Senegal elections: Sall poised to win re-election as polls open

Dakar, Senegal – Polls have opened in Senegal‘s presidential election, the first since a 2016 referendum approved a cut in presidential mandates from seven to five years.

At least 6.5 million Senegalese registered to take part in the poll, which will be open from 08:00 GMT until 18:00 GMT on Sunday.

The electoral commission has set up about 15,000 voting stations across the West African country of 15 million people.

President Macky Sall, who is seeking a second and final term in office, became the frontrunner after two of Senegal’s most well-known opposition leaders were barred from running in the election.

“Victory in the first round is indisputable,” Sall told a recent Dakar campaign rally.

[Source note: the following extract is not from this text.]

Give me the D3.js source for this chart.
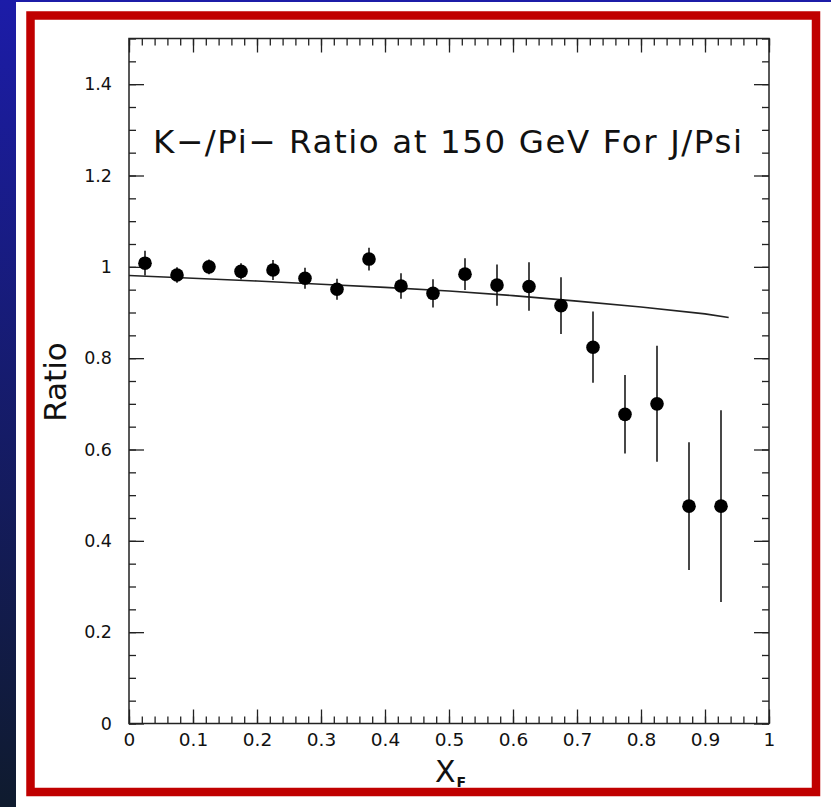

The former mayor of the capital, Khalifa Sall, who is not related to the president, is serving a five-year jail term on corruption charges, while Karim Wade, son of the country’s former leader Abdoulaye Wade, has gone into exile in Qatar after serving half of a six-year jail term for corruption.

Both deny the charges, which they say are politically motivated.

Vote counting will start shortly after the polls close with provincial results released by February 26 and official final results not later than March 1.

A candidate must secure more than 50 percent of the votes to be declared the winner.

If no contestant has garnered that, a runoff between the two candidates that secured the most votes in the first round will be held on March 24.

The election period has been relatively peaceful but Amnesty International said at least two people have been killed in campaign-related incidents since February 4. 

In Dakar’s Medina neighbourhood, a short distance from the city centre, voters had started queuing up long before sun rise. 

At a polling station in the Alasane Ndiaye Allo primary school, Mousse Cisse said voting was proceeding smoothly. 

“Everything is going well. I will vote then go back home to wait for the result,” the 45-year-old trader added, as more people trickled into the polling station at Alasane Ndiaye Allo primary school.

Few steps away, dressed in a white traditional dress, Rosso Ba said she had waited for two hours to cast her ballot.

“I want a positive change in my country. I want change to happen without any violence after the election,” the 55-year-old told Al Jazeera.